Le retour du combat de haute intensité souligné par beaucoup peut être discuté, voire contredit. Il est nécessaire d’abord de revoir notre concept de sécurité et de remettre au cœur de notre défense, celle de notre territoire national, quitte à remettre en cause certaines opérations non essentielles.
Concept et sécurité de « haute intensité »
Concepts of Security and High Intensity
The return of high-intensity combat, highlighted by many, is open to debate or even contradiction. We first need to review our concept of security and to put the security of our national territory back into the core of our defence, even if that means questioning some non-essential operations.
« Le retour du combat de haute intensité », tel est l’intitulé du dossier rédigé et publié par le G2S, groupe de généraux en retraite qui, encore proches de l’état-major, disposent d’informations techniques récentes. En l’occurrence, ce dossier se veut être une somme de réflexions sur les évolutions et perspectives des futurs conflits. Ces officiers généraux s’inquiètent donc du retour possible du combat dit de « haute intensité », ce niveau conflictuel étant, à leurs yeux, un marqueur de la guerre, une sorte de déterminant qui ferait passer la guerre au-delà d’un seuil, celui de l’intensité. Sans doute ont-ils adopté cette formule par antiphrase et par contraste avec ce qu’on a appelé les conflits de basse intensité, ces « petites guerres » ou guerres en dentelle du XVIIIe siècle et, plus récemment, des conflits périphériques et lointains où, faute d’armes et/ou de combattants, il ne se passait pas grand-chose ou, alors, de façon sporadique et avec des pertes humaines limitées ; on y invoquait le slogan inconvenant de « zéro mort » comme pour exorciser ce que la guerre avait de scandaleux (selon les médias) : le risque pour le soldat d’y mourir. Mais on conviendra qu’autant il est facile, de loin et dans le calme d’un bureau, de classer les conflits sur une sorte d’échelle de Richter qui en mesurerait l’intensité comme on le fait en captant l’énergie d’une secousse volcanique, autant, lorsqu’on se trouve sur le terrain et qu’on est pris sous le feu d’un fusil d’assaut ou sous la menace d’explosion d’une mine, l’intensité n’est plus un objet de spéculation, surtout si on y laisse sa peau ou que l’on en revient estropié. Tout cela pour dire que le niveau d’intensité n’est peut-être pas un critère pertinent pour envisager les guerres, pas plus celles d’aujourd’hui que les probables du futur.

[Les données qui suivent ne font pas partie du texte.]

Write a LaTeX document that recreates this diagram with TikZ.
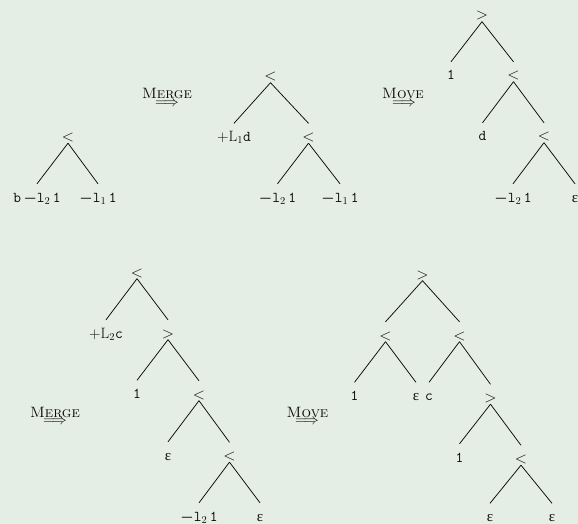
\documentclass[tikz,border=0pt]{standalone}
\usepackage{fix-cm}
\usepackage{fontspec}
\newfontfamily\grk{Liberation Serif}
\definecolor{bg}{RGB}{229,238,228}
\definecolor{ink}{RGB}{10,10,10}
\newcommand{\bmin}{\mbox{\boldmath$-$}}
\newcommand{\ttl}[1]{\texttt{l}$_{#1}$}
\newcommand{\eps}{{\grk ε}}
\begin{document}
\begin{tikzpicture}[x=1pt,y=-1pt,
  lbl/.style={anchor=base, inner xsep=1pt, inner ysep=1pt, text height=17pt, text depth=0.5pt, text=ink, font=\fontsize{15}{18}\selectfont},
  sym/.style={lbl, font=\fontsize{16}{18}\selectfont},
  tag/.style={anchor=base, inner sep=0pt, text=ink, font=\fontsize{15}{18}\selectfont},
  arr/.style={inner sep=0pt, text=ink, font=\fontsize{15}{18}\selectfont},
  br/.style={draw=ink, line width=0.75pt}]
\fill[bg] (0,0) rectangle (578,524);
\useasboundingbox (0,0) rectangle (578,524);

% Tree 1
\node[sym] (a0) at (68,141.5) {$<$};
\node[lbl] (a1) at (37,202) {\texttt{b}\,\bmin\ttl{2}\,\texttt{1}};
\node[lbl] (a2) at (98,202) {\bmin\ttl{1}\,\texttt{1}};
\draw[br] (a0.south) -- (a1.north);
\draw[br] (a0.south) -- (a2.north);

% Merge label 1
\node[tag] (m1) at (167,98.5) {\textsc{Merge}};
\node[arr] (m1a) at (167,103.5) {$\Longrightarrow$};

% Tree 2
\node[sym] (b0) at (270.5,81) {$<$};
\node[lbl] (b1) at (234,141.5) {$+$L$_1$\texttt{d}};
\node[sym] (b2) at (308.5,141.5) {$<$};
\node[lbl] (b3) at (277.5,202) {\bmin\ttl{2}\,\texttt{1}};
\node[lbl] (b4) at (340,202) {\bmin\ttl{1}\,\texttt{1}};
\draw[br] (b0.south) -- (b1.north);
\draw[br] (b0.south) -- (b2.north);
\draw[br] (b2.south) -- (b3.north);
\draw[br] (b2.south) -- (b4.north);

% Move label 1
\node[tag] (v1) at (403,98.5) {\textsc{Move}};
\node[arr] (v1a) at (404,103.5) {$\Longrightarrow$};

% Tree 3
\node[sym] (c0) at (482,20) {$>$};
\node[lbl] (c1) at (451,80) {\texttt{1}};
\node[sym] (c2) at (513.5,80) {$<$};
\node[lbl] (c3) at (482.5,141) {\texttt{d}};
\node[sym] (c4) at (544,141) {$<$};
\node[lbl] (c5) at (513,202) {\bmin\ttl{2}\,\texttt{1}};
\node[lbl] (c6) at (575,202) {\eps};
\draw[br] (c0.south) -- (c1.north);
\draw[br] (c0.south) -- (c2.north);
\draw[br] (c2.south) -- (c3.north);
\draw[br] (c2.south) -- (c4.north);
\draw[br] (c4.south) -- (c5.north);
\draw[br] (c4.south) -- (c6.north);

% Merge label 2
\node[tag] (m2) at (55,417) {\textsc{Merge}};
\node[arr] (m2a) at (55,422) {$\Longrightarrow$};

% Tree 4
\node[sym] (d0) at (137,277) {$<$};
\node[lbl] (d1) at (106,338) {$+$L$_2$\texttt{c}};
\node[sym] (d2) at (168,338) {$>$};
\node[lbl] (d3) at (137,398.5) {\texttt{1}};
\node[sym] (d4) at (199,399) {$<$};
\node[lbl] (d5) at (168,460) {\eps};
\node[sym] (d6) at (229.5,460.5) {$<$};
\node[lbl] (d7) at (199,521) {\bmin\ttl{2}\,\texttt{1}};
\node[lbl] (d8) at (260,521) {\eps};
\draw[br] (d0.south) -- (d1.north);
\draw[br] (d0.south) -- (d2.north);
\draw[br] (d2.south) -- (d3.north);
\draw[br] (d2.south) -- (d4.north);
\draw[br] (d4.south) -- (d5.north);
\draw[br] (d4.south) -- (d6.north);
\draw[br] (d6.south) -- (d7.north);
\draw[br] (d6.south) -- (d8.north);

% Move label 2
\node[tag] (v2) at (307.5,417) {\textsc{Move}};
\node[arr] (v2a) at (307,422) {$\Longrightarrow$};

% Tree 5
\node[sym] (e0) at (422.5,279) {$>$};
\node[sym] (e1) at (385.5,340) {$<$};
\node[sym] (e2) at (459.5,340) {$<$};
\node[lbl] (e3) at (354.5,400.5) {\texttt{1}};
\node[lbl] (e4) at (416,400.5) {\eps};
\node[lbl] (e5) at (429,400.5) {\texttt{c}};
\node[sym] (e6) at (490.5,402.5) {$>$};
\node[lbl] (e7) at (459.5,462) {\texttt{1}};
\node[sym] (e8) at (521,463.5) {$<$};
\node[lbl] (e9) at (490,521.5) {\eps};
\node[lbl] (e10) at (552,521.5) {\eps};
\draw[br] (e0.south) -- (e1.north);
\draw[br] (e0.south) -- (e2.north);
\draw[br] (e1.south) -- (e3.north);
\draw[br] (e1.south) -- (e4.north);
\draw[br] (e2.south) -- (e5.north);
\draw[br] (e2.south) -- (e6.north);
\draw[br] (e6.south) -- (e7.north);
\draw[br] (e6.south) -- (e8.north);
\draw[br] (e8.south) -- (e9.north);
\draw[br] (e8.south) -- (e10.north);
\end{tikzpicture}
\end{document}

Je suis d’autant plus à l’aise pour l’écrire que je n’ai pas trouvé dans ce volumineux dossier d’essai convaincant de définition, voire une approche conceptuelle qui donnerait quelque crédit à cette formule alarmante. Des critères qui définiraient la « haute intensité », on retiendra ceux qui caractérisent une « guerre » considérée dans sa dimension, à savoir son ampleur, son étendue et, ajoute le préfacier, ses effets sur le territoire national. Rien de bien original en fait et qui nous ramène à ce qui était connu comme l’expression habituelle d’un conflit, en particulier le déchaînement de la violence. Pourquoi alors ne pas appeler les choses par leur nom se satisfaire d’effets de langage, cette mode technocratique qui vise à rendre obscur et complexe ce qui est mal perçu et inquiète ? Le retour de la guerre ? Eh bien, parlons-en !
Le retour de la guerre ?
Depuis la fin de la guerre froide, loin de s’enflammer – ce que l’on aurait pu redouter du relâchement international, le monde s’en est tenu à ses habitudes séculaires : des guerres civiles, des conflits régionaux, des manifestations anarchiques de la violence, à l’exemple du terrorisme. Bon an mal an, une vingtaine de conflits, mais de modestes « accrochages » au regard des deux guerres mondiales. Trois arguments ont plaidé pour cette rétraction de la violence au niveau infra-guerrier : la dissuasion nucléaire au premier chef, qui a inhibé l’appréciation du rapport des forces des puissances concernées ; la construction européenne qui a éteint le foyer principal de la conflictualité mondiale ; l’entrelacs des accords de limitation ou d’interdiction des armements qui ont encadré les ardeurs des va-t-en-guerre de toutes nations. Et le nombre de conflits n’a cessé de décliner au point d’inciter bien des pays sinon à baisser la garde, mais plutôt à laisser courir les affaires et percer les abcès. Jusqu’à ces dernières années où, au moins dans quatre zones mondiales, la situation s’est envenimée.